Ok I have setup a WP blog on a domain I purchased that seems to have been parked in the past. Google has indexed urls such as www.domain.com/?q=somerandomcategory and these pages that are getting indexed all load up index.php...like if you have mydomain.com/?q=test it will still show the home page so I think this is causing a duplicate penalty.
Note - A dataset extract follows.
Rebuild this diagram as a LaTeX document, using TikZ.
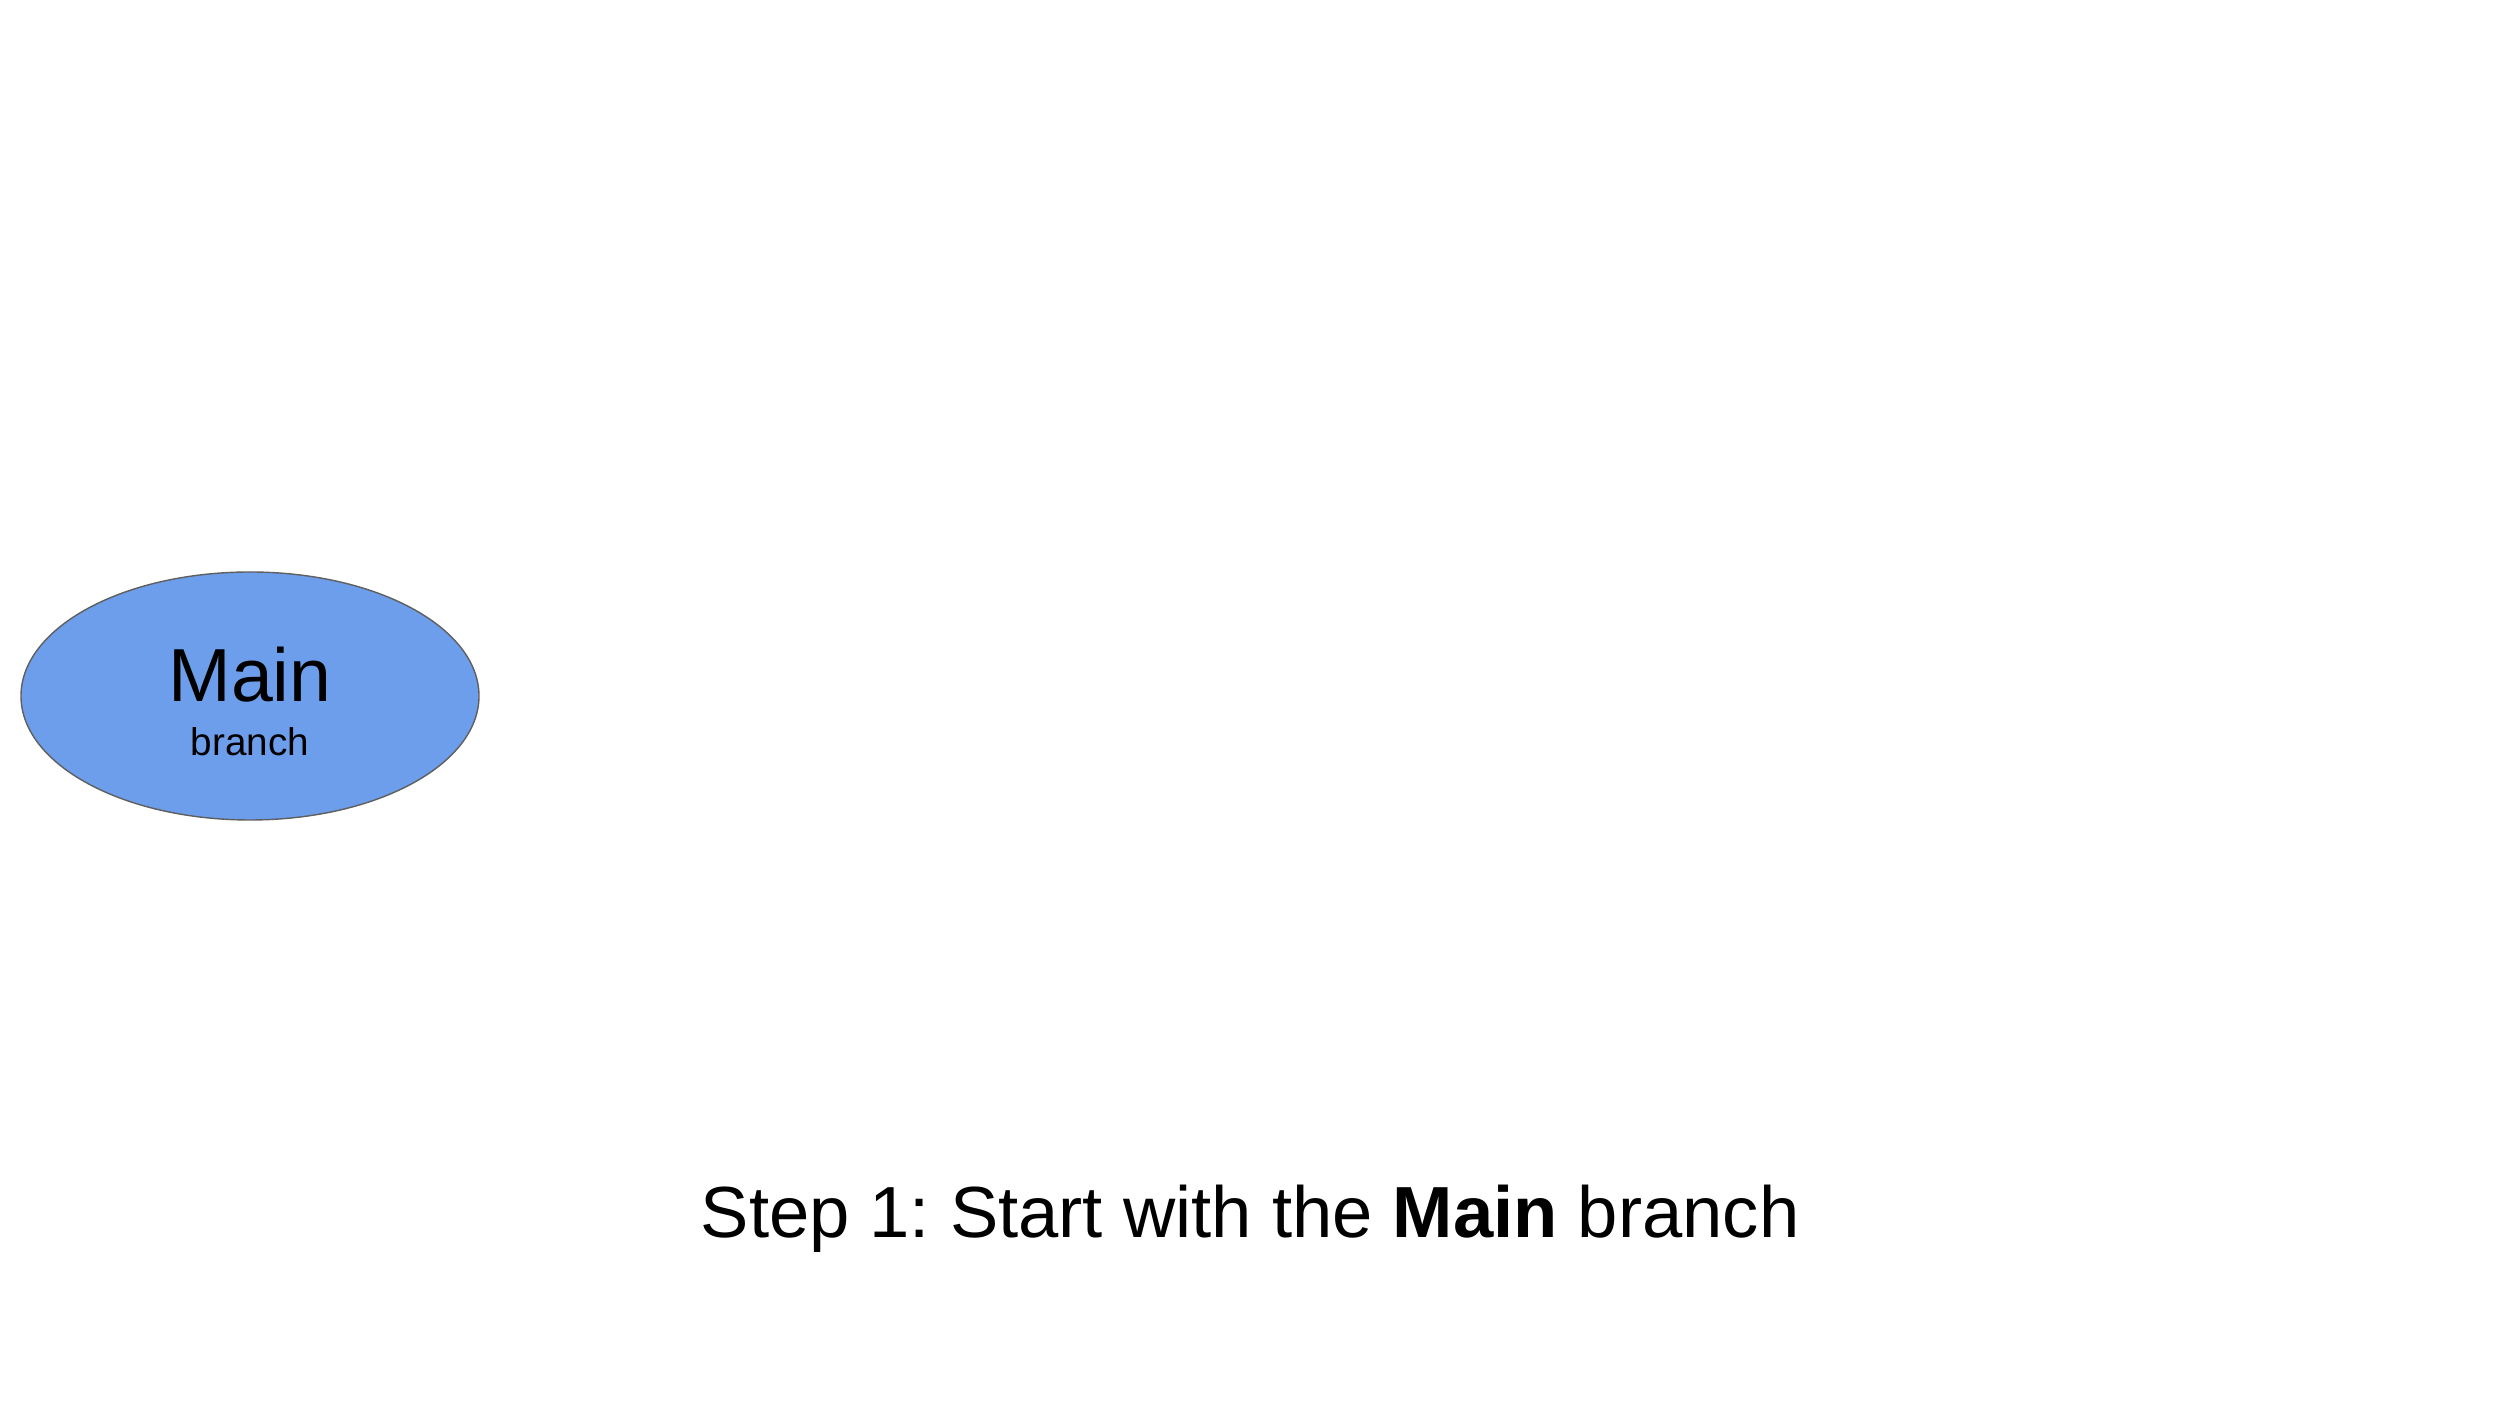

I'm wondering if I should disallow those urls in htaccess, if it can be done or would this be ok in robots.txt: Disallow: /?q=*
According to google you can add this line to your robots.txt to keep google from indexing all pages on your domain with a ? in the url Disallow: /*?* Code (markup):
Heres the robots.txt file that I use on my wordpress blog User-agent: * Disallow: /cgi-bin/ Disallow: /wp-admin/ Disallow: /wp-content/ Disallow: /wp-includes/ Disallow: /wp-admin/ Disallow: /page/ Disallow: /comments/ Disallow: /wp- Disallow: /xmlrpc.php Disallow: /contact.php Disallow: /category/ Disallow: /?p Disallow: /about/trackback/ Disallow: /wp-register.php Disallow: /wp-login.php Disallow: /*?*
Heres the robots.txt file that I use on my wordpress blog User-agent: * Disallow: /cgi-bin/ Disallow: /wp-admin/ Disallow: /wp-content/ Disallow: /wp-includes/ Disallow: /wp-admin/ Disallow: /page/ Disallow: /comments/ Disallow: /wp- Disallow: /xmlrpc.php Disallow: /contact.php Disallow: /index.php Disallow: /category/ Disallow: /about/trackback/ Disallow: /wp-register.php Disallow: /wp-login.php Disallow: /*?* Code (markup):
Thanks...2 questions though Wouldn't Disallow: /category/ disallow all urls with "category" in them eg... domain.com/category/randompost/. If so why would you want to do that? and disallowing index.php is basically so that domain.com and domain.com/index.php is not a duplicate?